The Calgary Flames would seem to be up against it in the Western Conference.
They appear to lack the necessities to compete with the top teams like the Vancouver Canucks, San Jose Sharks, St. Louis Blues, Chicago Blackhawks and the defending Stanley Cup champion Los Angeles Kings.
Overall, they don't appear to have the young talent to compete with the up-and-coming teams in the league.
But the Flames have performed well on the power play through their first four games, and they may have the weapons to sustain that success this season.
They have connected on five of their first 17 power-play opportunities.
Lee Stempniak and Curtis Glencross have both scored a pair of power-play markers. Jarome Iginla has yet to score a power-play goal, and he should be an asset for the Flames with the man advantage this season.
The St. Louis Blues opened eyes around the NHL with their rise to the No. 2 spot in the Western Conference a year ago.
Head coach Ken Hitchcock used strong defense and discipline as the key to building one of the most efficient and toughest teams in the league.
However, the Blues were not a great offensive threat.
This year, they appear to be a much better offensive team, and their power play has become an exceptional asset. The Blues have scored on seven of their first 21 power-play attempts.
There is no way the Blues will continue to hit on 33.3 percent of their power-play opportunities, but the speed and efficiency of the way the Blues move the puck should be an asset for them this season.

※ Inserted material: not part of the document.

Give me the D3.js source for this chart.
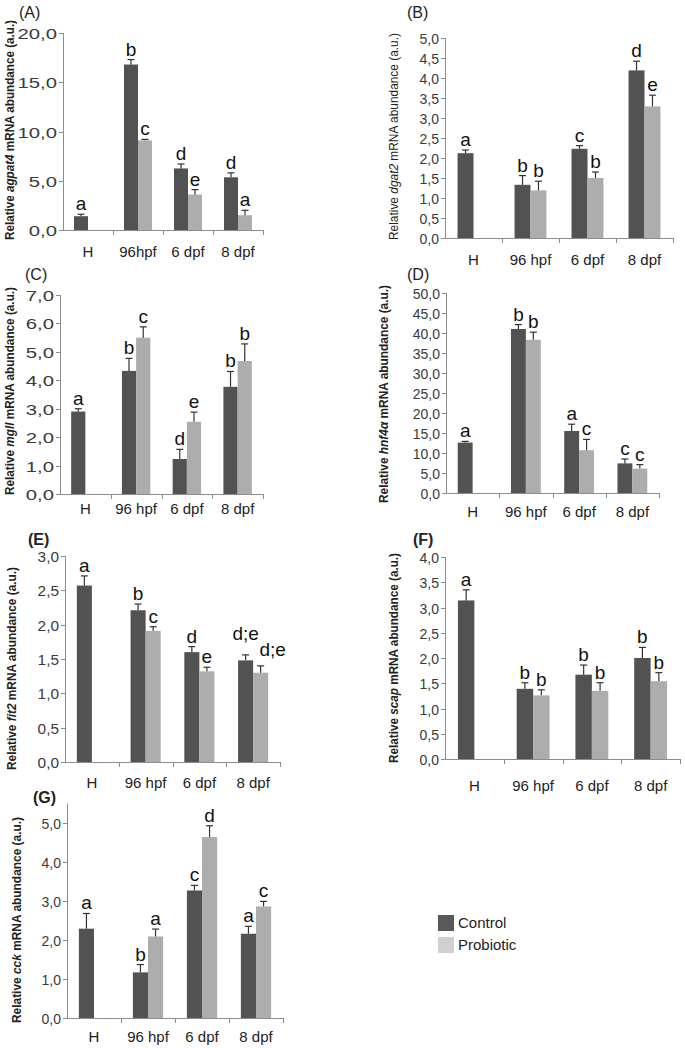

T.J. Oshie and Chris Stewart have each scored two power-play goals through the Blues' first six games. Explosive rookie Vladimir Tarasenko leads the Blues with eight points, and he has one power-play goal through the team's first six games.
The San Jose Sharks have heard all the talk about the so-called window of opportunity closing on them this year, and they are sick of it.
They have won their first five games of the season and have been very impressive, outscoring opponents by a 23-8 margin. Don't tell Patrick Marleau and Joe Thornton that this team is not going to win the Western Conference and get to its first Stanley Cup Finals.
The Sharks are moving the puck with speed and efficiency, particularly on the power play. They have scored on 12-of-32 power play attempts, which translates to a shocking 37.5 percent success rate with the man advantage.
Not surprisingly, Marleau has been the team's key triggerman with the man advantage. He has already scored nine goals this season, five of which have been on the power play.
Marleau tied a league record set by Cy Denneny in 1917-18 when he scored two goals in each of the team's first four games.
The Sharks will almost certainly have a dip or two in power-play efficiency along the way, but they look like the league's most dangerous team with the man advantage.